Given$$...+p_3(x)y'''+p_2(x)y''+p_1(x)y'+p_0(x)y=0$$A series solution of the form$$y=\sum_{n=0}^{\infty}a_n (x-x_0)^n$$exists if $$\frac{p_i(x)}{p_{i+1}(x)}$$is analytic around x0. That is to say, the above function has a Taylor series that converges in an open interval containing x0. Whew!

anonymous · Answer

(For all i). Sorry.

anonymous · Answer

*all applicable i

anonymous · Answer

sorrrrrryyyyy dear!!!!!u dnt get the ques.......its a differential equation which is mixed up with lower nd higher order...now solve it with series method......

anonymous · Answer

@tonmoy24 I gave you the most general conditions for the problem you specified...

anonymous · Answer

@tonmoy24 You can't have a differential equation that's "a mixed up with higher and lower order differential equation". If you have third derivatives or greater, it's automatically a higher order differential equation.
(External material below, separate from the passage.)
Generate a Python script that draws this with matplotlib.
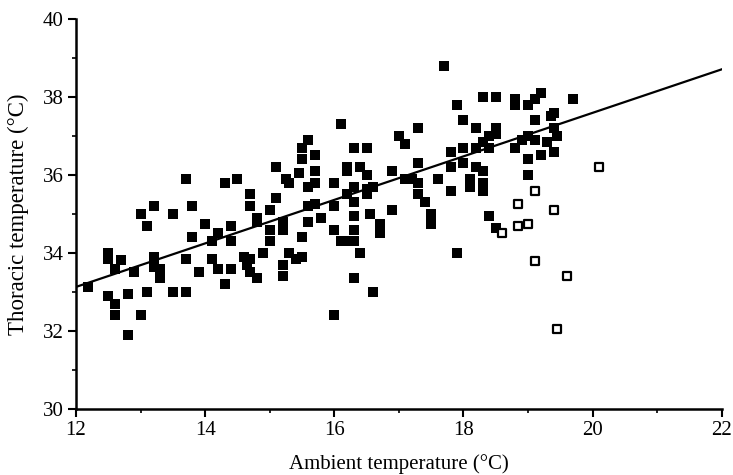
import numpy as np
import matplotlib
matplotlib.use("Agg")
import matplotlib.pyplot as plt
from matplotlib.ticker import MultipleLocator

# ── Data ──────────────────────────────────────────────────────────────────────
filled_x = [12.18, 12.5, 12.5, 12.7, 12.6, 12.5, 12.6, 12.6, 12.8, 12.8, 12.9,
            13.0, 13.0, 13.1, 13.1, 13.2, 13.2, 13.2, 13.3, 13.3, 13.5, 13.5,
            13.7, 13.7, 13.7, 13.8, 13.8, 13.9, 14.0, 14.1, 14.1, 14.2, 14.2,
            14.3, 14.3, 14.4, 14.4, 14.4, 14.5, 14.6, 14.65, 14.7, 14.7, 14.7,
            14.7, 14.8, 14.8, 14.8, 14.9, 15.0, 15.0, 15.0, 15.1, 15.1, 15.2,
            15.2, 15.2, 15.2, 15.25, 15.3, 15.3, 15.4, 15.45, 15.5, 15.5, 15.5,
            15.5, 15.6, 15.6, 15.6, 15.6, 15.7, 15.7, 15.7, 15.7, 15.8, 16.0,
            16.0, 16.0, 16.0, 16.1, 16.1, 16.2, 16.2, 16.2, 16.2, 16.3, 16.3,
            16.3, 16.3, 16.3, 16.3, 16.3, 16.4, 16.4, 16.5, 16.5, 16.5, 16.5,
            16.55, 16.6, 16.6, 16.7, 16.7, 16.9, 16.9, 17.0, 17.1, 17.1, 17.2,
            17.3, 17.3, 17.3, 17.3, 17.4, 17.5, 17.5, 17.6, 17.7, 17.8, 17.8,
            17.8, 17.9, 17.9, 18.0, 18.0, 18.0, 18.1, 18.1, 18.2, 18.2, 18.2,
            18.3, 18.3, 18.3, 18.3, 18.3, 18.4, 18.4, 18.4, 18.5, 18.5, 18.5,
            18.5, 18.8, 18.8, 18.8, 18.9, 19.0, 19.0, 19.0, 19.0, 19.1, 19.1,
            19.1, 19.2, 19.2, 19.3, 19.35, 19.4, 19.4, 19.4, 19.45, 19.7]
filled_y = [33.12, 34.0, 33.85, 33.82, 33.6, 32.9, 32.7, 32.4, 32.95, 31.9, 33.5,
            35.0, 32.4, 34.7, 33.0, 35.2, 33.9, 33.65, 33.6, 33.35, 35.0, 33.0,
            35.9, 33.85, 33.0, 35.2, 34.4, 33.5, 34.75, 34.3, 33.85, 34.5, 33.6,
            35.8, 33.2, 34.7, 34.3, 33.6, 35.9, 33.9, 33.7, 35.5, 35.2, 33.85,
            33.5, 34.9, 34.8, 33.35, 34.0, 35.1, 34.6, 34.3, 36.2, 35.4, 34.8,
            34.6, 33.7, 33.4, 35.9, 35.8, 34.0, 33.85, 36.05, 36.7, 36.4, 34.4,
            33.9, 36.9, 35.7, 35.2, 34.8, 36.5, 36.1, 35.8, 35.25, 34.9, 35.8,
            35.2, 34.6, 32.4, 37.3, 34.3, 36.1, 36.2, 35.5, 34.3, 36.7, 35.7,
            35.3, 34.95, 34.6, 34.3, 33.35, 34.0, 36.2, 36.7, 36.0, 35.65, 35.5,
            35.0, 35.7, 33.0, 34.75, 34.5, 36.1, 35.1, 37.0, 36.8, 35.9, 35.9,
            37.2, 36.3, 35.8, 35.5, 35.3, 35.0, 34.75, 35.9, 38.8, 36.6, 36.2,
            35.6, 37.8, 34.0, 37.4, 36.7, 36.3, 35.9, 35.7, 37.2, 36.7, 36.2,
            38.0, 36.85, 36.1, 35.8, 35.6, 37.0, 36.7, 34.95, 37.2, 37.05, 38.0,
            34.65, 37.95, 37.8, 36.7, 36.9, 37.8, 37.0, 36.4, 36.0, 37.95, 37.4,
            36.9, 38.1, 36.5, 36.85, 37.5, 37.6, 37.2, 36.6, 37.0, 37.95]

open_x = [18.6, 18.85, 18.85, 19.0, 19.1, 19.1, 19.4, 19.45, 19.6, 20.1]
open_y = [34.5, 35.25, 34.7, 34.75, 35.6, 33.8, 35.1, 32.05, 33.4, 36.2]

line_x = [12, 22]
line_y = [33.13, 38.71]

# ── Plot ──────────────────────────────────────────────────────────────────────
plt.rcParams["font.family"] = ["Liberation Serif", "DejaVu Serif"]

fig = plt.figure(figsize=(7.33, 4.75), dpi=100)
ax = fig.add_axes([0.1037, 0.139, 0.881, 0.821])

ax.plot(line_x, line_y, color="black", linewidth=1.6, zorder=2)
ax.scatter(filled_x, filled_y, marker="s", s=42, color="black",
           linewidths=0, zorder=3)
ax.scatter(open_x, open_y, marker="s", s=26, facecolor="white",
           edgecolor="black", linewidths=1.6, zorder=3)

ax.set_xlim(12, 22)
ax.set_ylim(30, 40)
ax.xaxis.set_major_locator(MultipleLocator(2))
ax.xaxis.set_minor_locator(MultipleLocator(1))
ax.yaxis.set_major_locator(MultipleLocator(2))
ax.yaxis.set_minor_locator(MultipleLocator(1))
ax.tick_params(which="major", direction="out", length=6, width=1.5,
               labelsize=15, pad=3)
ax.tick_params(which="minor", direction="out", length=3, width=1.2)

for side in ("top", "right"):
    ax.spines[side].set_visible(False)
for side in ("left", "bottom"):
    ax.spines[side].set_linewidth(1.8)

ax.set_xlabel("Ambient temperature (°C)", fontsize=15, labelpad=10)
ax.set_ylabel("Thoracic temperature (°C)", fontsize=16.5, labelpad=10)

fig.savefig("out.png", dpi=100)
I gave you the conditions for the existence of a series solution to such an equation (that is also linear). The actual finding of a solution is even easier, in my opinion. Here, look at this link. I'm tired of saying stuff: http://www.sosmath.com/diffeq/series/series01/series01.html It's basically the same for higher-order

anonymous · Answer

hmmmmm....thnx dear:::::))))get it!!!!!!!